**Requirement**
Below this line is a listing that includes pictures. Copy exactly, and only, the lines from the one containing "Generate a web" through the one containing "var fs = 23;"; the pictures do not go in the copy.

**Source code of charts**
——

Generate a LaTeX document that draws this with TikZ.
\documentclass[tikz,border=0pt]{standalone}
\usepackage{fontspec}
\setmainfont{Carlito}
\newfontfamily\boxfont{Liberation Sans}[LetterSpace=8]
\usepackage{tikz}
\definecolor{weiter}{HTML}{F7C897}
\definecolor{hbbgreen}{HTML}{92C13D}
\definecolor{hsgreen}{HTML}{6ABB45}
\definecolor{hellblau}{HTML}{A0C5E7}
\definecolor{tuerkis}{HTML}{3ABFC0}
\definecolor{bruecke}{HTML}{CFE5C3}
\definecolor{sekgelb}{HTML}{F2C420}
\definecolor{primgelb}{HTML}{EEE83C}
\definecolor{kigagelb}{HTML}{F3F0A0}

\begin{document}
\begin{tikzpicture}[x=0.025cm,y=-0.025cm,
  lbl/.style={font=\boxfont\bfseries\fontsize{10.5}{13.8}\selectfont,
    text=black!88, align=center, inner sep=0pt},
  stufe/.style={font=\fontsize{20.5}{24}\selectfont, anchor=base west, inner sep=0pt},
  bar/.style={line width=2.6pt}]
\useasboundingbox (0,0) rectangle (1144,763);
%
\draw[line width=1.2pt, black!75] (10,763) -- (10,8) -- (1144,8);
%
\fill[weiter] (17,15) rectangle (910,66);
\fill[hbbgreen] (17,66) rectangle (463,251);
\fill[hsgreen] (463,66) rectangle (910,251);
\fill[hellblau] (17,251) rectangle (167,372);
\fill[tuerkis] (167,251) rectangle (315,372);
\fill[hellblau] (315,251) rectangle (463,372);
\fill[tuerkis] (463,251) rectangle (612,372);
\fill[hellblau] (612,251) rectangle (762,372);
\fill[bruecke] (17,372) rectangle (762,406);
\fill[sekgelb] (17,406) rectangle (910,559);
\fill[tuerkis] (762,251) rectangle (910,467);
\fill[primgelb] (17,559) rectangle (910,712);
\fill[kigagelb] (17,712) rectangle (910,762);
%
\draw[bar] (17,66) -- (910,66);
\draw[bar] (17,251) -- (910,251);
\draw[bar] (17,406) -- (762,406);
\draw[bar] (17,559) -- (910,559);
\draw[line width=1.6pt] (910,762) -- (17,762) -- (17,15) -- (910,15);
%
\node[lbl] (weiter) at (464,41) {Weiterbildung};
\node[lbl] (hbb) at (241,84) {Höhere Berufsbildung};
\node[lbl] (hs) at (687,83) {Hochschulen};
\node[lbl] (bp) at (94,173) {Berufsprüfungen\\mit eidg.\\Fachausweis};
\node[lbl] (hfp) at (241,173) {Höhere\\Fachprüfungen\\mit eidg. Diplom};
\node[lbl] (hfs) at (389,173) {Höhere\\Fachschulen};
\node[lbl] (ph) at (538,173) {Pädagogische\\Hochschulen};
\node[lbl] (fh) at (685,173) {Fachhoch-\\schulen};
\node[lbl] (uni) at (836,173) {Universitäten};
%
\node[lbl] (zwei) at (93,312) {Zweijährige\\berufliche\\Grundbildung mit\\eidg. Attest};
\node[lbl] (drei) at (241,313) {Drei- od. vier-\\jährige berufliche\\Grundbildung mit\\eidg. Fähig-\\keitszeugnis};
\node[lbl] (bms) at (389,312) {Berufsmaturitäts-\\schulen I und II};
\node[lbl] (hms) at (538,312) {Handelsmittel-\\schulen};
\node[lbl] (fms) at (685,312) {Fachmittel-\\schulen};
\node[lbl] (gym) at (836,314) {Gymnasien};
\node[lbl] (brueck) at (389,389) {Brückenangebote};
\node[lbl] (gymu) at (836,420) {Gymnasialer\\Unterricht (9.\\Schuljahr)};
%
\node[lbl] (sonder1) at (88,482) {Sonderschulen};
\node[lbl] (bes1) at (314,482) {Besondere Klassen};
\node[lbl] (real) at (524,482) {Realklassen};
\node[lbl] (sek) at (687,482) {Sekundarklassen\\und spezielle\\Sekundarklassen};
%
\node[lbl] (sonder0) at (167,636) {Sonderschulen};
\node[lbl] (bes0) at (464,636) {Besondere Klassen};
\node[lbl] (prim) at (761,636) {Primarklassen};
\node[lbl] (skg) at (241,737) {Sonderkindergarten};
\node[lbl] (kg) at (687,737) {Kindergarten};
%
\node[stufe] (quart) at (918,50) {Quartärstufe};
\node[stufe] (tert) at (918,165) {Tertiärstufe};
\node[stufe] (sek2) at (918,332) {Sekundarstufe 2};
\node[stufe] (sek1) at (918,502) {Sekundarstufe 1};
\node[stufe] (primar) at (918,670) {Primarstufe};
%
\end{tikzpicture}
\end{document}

——

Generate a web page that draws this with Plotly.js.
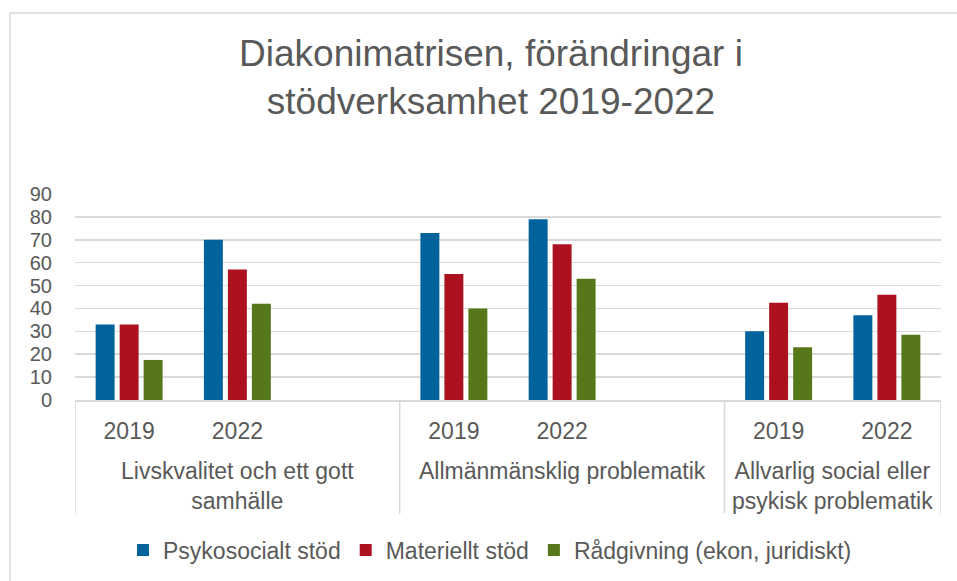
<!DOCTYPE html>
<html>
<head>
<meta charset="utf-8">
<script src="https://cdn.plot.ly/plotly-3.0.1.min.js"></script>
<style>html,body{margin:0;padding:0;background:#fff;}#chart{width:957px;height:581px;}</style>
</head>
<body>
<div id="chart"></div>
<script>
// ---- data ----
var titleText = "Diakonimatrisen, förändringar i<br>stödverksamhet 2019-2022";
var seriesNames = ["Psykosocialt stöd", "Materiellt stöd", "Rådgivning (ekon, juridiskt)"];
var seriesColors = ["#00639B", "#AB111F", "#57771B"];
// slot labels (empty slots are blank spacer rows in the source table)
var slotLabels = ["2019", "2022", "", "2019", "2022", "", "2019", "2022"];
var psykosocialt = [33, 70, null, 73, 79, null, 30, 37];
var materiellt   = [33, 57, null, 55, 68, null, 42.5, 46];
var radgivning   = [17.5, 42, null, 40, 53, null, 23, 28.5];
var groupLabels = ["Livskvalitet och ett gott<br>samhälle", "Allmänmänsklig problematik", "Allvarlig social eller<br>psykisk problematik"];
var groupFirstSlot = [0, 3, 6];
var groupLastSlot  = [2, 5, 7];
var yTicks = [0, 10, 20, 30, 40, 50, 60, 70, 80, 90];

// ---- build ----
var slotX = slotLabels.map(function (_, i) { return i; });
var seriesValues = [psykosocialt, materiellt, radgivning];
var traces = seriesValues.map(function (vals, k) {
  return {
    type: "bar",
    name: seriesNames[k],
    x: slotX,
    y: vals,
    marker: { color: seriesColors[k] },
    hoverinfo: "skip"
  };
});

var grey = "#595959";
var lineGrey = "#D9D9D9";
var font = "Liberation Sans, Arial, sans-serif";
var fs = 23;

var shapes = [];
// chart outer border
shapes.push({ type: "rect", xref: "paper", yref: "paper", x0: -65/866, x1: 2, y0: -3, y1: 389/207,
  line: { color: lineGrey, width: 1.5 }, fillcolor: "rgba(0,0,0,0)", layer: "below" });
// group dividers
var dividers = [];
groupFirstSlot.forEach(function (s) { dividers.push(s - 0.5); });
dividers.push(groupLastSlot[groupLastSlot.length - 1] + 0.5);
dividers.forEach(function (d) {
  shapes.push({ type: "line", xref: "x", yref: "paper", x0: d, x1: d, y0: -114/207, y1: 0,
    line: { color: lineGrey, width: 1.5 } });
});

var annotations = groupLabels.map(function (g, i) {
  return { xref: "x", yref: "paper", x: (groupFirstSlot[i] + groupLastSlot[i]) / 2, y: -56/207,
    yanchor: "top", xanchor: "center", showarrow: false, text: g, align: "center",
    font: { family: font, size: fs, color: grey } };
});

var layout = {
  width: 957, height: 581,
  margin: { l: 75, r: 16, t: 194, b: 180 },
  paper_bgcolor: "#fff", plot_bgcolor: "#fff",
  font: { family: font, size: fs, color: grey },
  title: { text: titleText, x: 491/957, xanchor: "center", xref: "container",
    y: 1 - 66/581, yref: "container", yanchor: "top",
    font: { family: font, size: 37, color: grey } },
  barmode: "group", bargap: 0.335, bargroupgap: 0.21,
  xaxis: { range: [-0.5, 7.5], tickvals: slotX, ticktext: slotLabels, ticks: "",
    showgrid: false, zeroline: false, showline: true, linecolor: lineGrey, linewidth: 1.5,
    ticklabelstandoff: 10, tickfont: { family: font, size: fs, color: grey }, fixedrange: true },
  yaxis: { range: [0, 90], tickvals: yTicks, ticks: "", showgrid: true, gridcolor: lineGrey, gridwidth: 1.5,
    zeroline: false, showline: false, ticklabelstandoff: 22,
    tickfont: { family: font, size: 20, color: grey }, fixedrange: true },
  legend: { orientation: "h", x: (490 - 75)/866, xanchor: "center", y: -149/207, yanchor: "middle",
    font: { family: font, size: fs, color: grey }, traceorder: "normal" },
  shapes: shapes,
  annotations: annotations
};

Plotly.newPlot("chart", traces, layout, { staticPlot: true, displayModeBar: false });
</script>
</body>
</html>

——

**Full output**
Generate a web page that draws this with Plotly.js.
<!DOCTYPE html>
<html>
<head>
<meta charset="utf-8">
<script src="https://cdn.plot.ly/plotly-3.0.1.min.js"></script>
<style>html,body{margin:0;padding:0;background:#fff;}#chart{width:957px;height:581px;}</style>
</head>
<body>
<div id="chart"></div>
<script>
// ---- data ----
var titleText = "Diakonimatrisen, förändringar i<br>stödverksamhet 2019-2022";
var seriesNames = ["Psykosocialt stöd", "Materiellt stöd", "Rådgivning (ekon, juridiskt)"];
var seriesColors = ["#00639B", "#AB111F", "#57771B"];
// slot labels (empty slots are blank spacer rows in the source table)
var slotLabels = ["2019", "2022", "", "2019", "2022", "", "2019", "2022"];
var psykosocialt = [33, 70, null, 73, 79, null, 30, 37];
var materiellt   = [33, 57, null, 55, 68, null, 42.5, 46];
var radgivning   = [17.5, 42, null, 40, 53, null, 23, 28.5];
var groupLabels = ["Livskvalitet och ett gott<br>samhälle", "Allmänmänsklig problematik", "Allvarlig social eller<br>psykisk problematik"];
var groupFirstSlot = [0, 3, 6];
var groupLastSlot  = [2, 5, 7];
var yTicks = [0, 10, 20, 30, 40, 50, 60, 70, 80, 90];

// ---- build ----
var slotX = slotLabels.map(function (_, i) { return i; });
var seriesValues = [psykosocialt, materiellt, radgivning];
var traces = seriesValues.map(function (vals, k) {
  return {
    type: "bar",
    name: seriesNames[k],
    x: slotX,
    y: vals,
    marker: { color: seriesColors[k] },
    hoverinfo: "skip"
  };
});

var grey = "#595959";
var lineGrey = "#D9D9D9";
var font = "Liberation Sans, Arial, sans-serif";
var fs = 23;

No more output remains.